[c-nsp] 6500 vs. 7600 revisited again

Phil Mayers p.mayers at imperial.ac.uk
Wed Apr 9 06:37:01 EDT 2008


Tassos Chatzithomaoglou wrote:
>>
>> I note with concern that the Cisco product page lists the VSS as a 
>> different "product" to the base 6500. Ordinarily such a minor thing 
>> would not concern me, but as Gert has pointed out repeatedly, Cisco 
>> have made people very nervous about the 6500/7600 roadmap...
>>
>>
> 
> I've been watching all this conflict going on (and coming to the surface 
> very often on this list) and i was wondering ....Based on what facts did 
> cisco decide the seperation of the 6500/7600 platforms?
> 
> I'm one of the few (would cisco do that if we were many?) like you, who 
> didn't like this decision, but is there a possibility that there is 
> something we're missing that actually made cisco follow that direction?

Well, various people (myself included) have been briefed by their 
account teams.

I was briefed from a "6500 BU" perspective, others may be able to chime 
in but basically I was told the BUs want to go in different directions, 
and it was implied that the need to maintain 6500<->7600 compatibility 
was hampering their efforts.

It was also implied (bearing in mind I was talking to "a 6500 guy") that 
the push came more from the 7600 side of the fence. Specifically I get 
the impression the 7600 BU feel they are or will be outpaced in the 
"service provider" market if they don't innovate rapidly.

Basically the focus seems to be:

  6500 == enterprise & datacentre - high density, everything in hardware 
and best performance/line rate, support service modules for specific 
things e.g. ACE, FWSM, WISM

  7600 == service provider - lower density, high performance but not 
line-rate, high-touch features like PPPoX termination, mac accounting, etc

Put like that, the decision doesn't seem so unreasonable. But...

The main problem as far as I can see is that Cisco have made (have had 
to make) decisions about what constitutes "enterprise" (6500) versus 
"service provider" (7600) and those decisions do not always overlap with 
all customers.

Example: some service providers might consider re-selling virtual 
firewalls on an FWSM an SP, not enterprise feature.

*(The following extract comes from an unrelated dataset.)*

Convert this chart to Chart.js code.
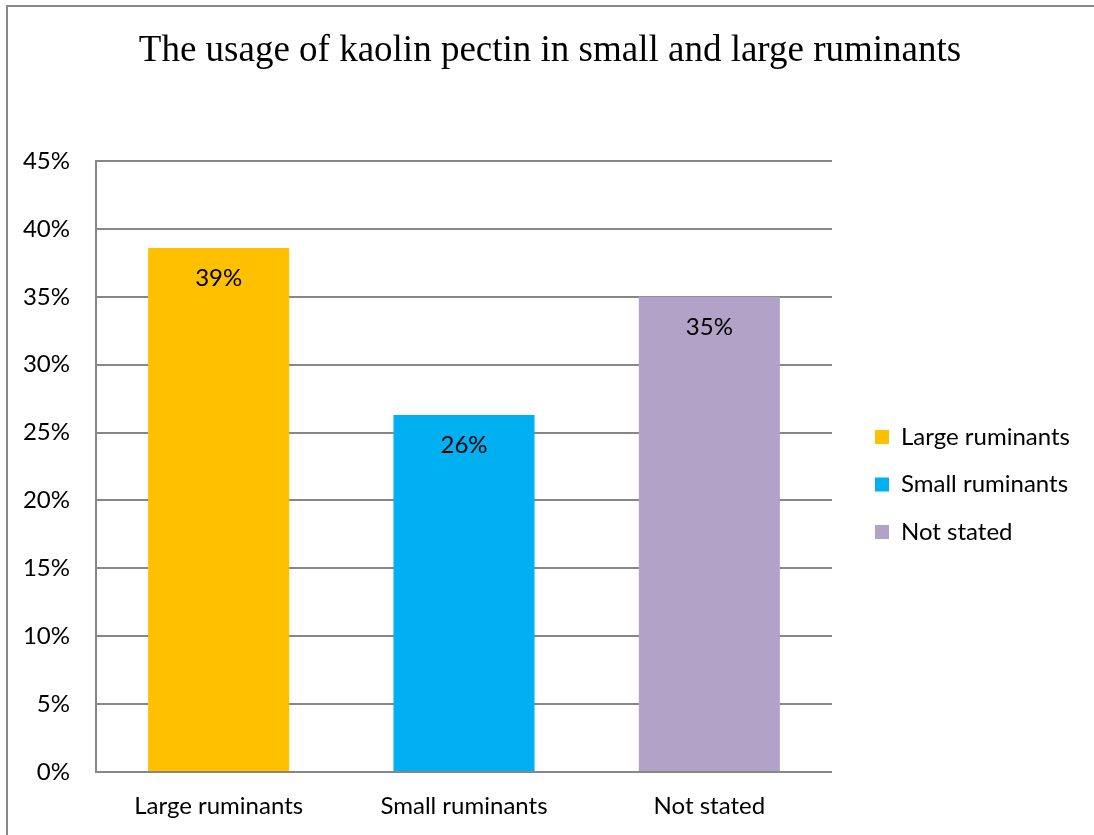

Example: some enterprises consider 5 minute bootup times and 600MHz CPUs 
on their core routers a bit 1990s...

An ancillary problem, and one which draws much of the ire on this list, 
is that there still exists an overlap between the 7600 and 6500 BU, and 
that they are now *actively* competing with each other in those areas. 
People who happen to need features in those areas cannot get a straight 
answer out of either BU because no-one wants to lose business (because 
Cisco are based on commission)

A final problem is that neither BU seems to have done particularly well 
in their first "solo" IOS fork. The phrase "bug riddled crap" springs to 
mind...

Certainly Cisco must (should) have had numbers demonstrating the split 
was reasonable, and it's possible the group of people on this list, 
myself included, who dislike the split are a self-selecting minority.

It doesn't mean I have to like it though.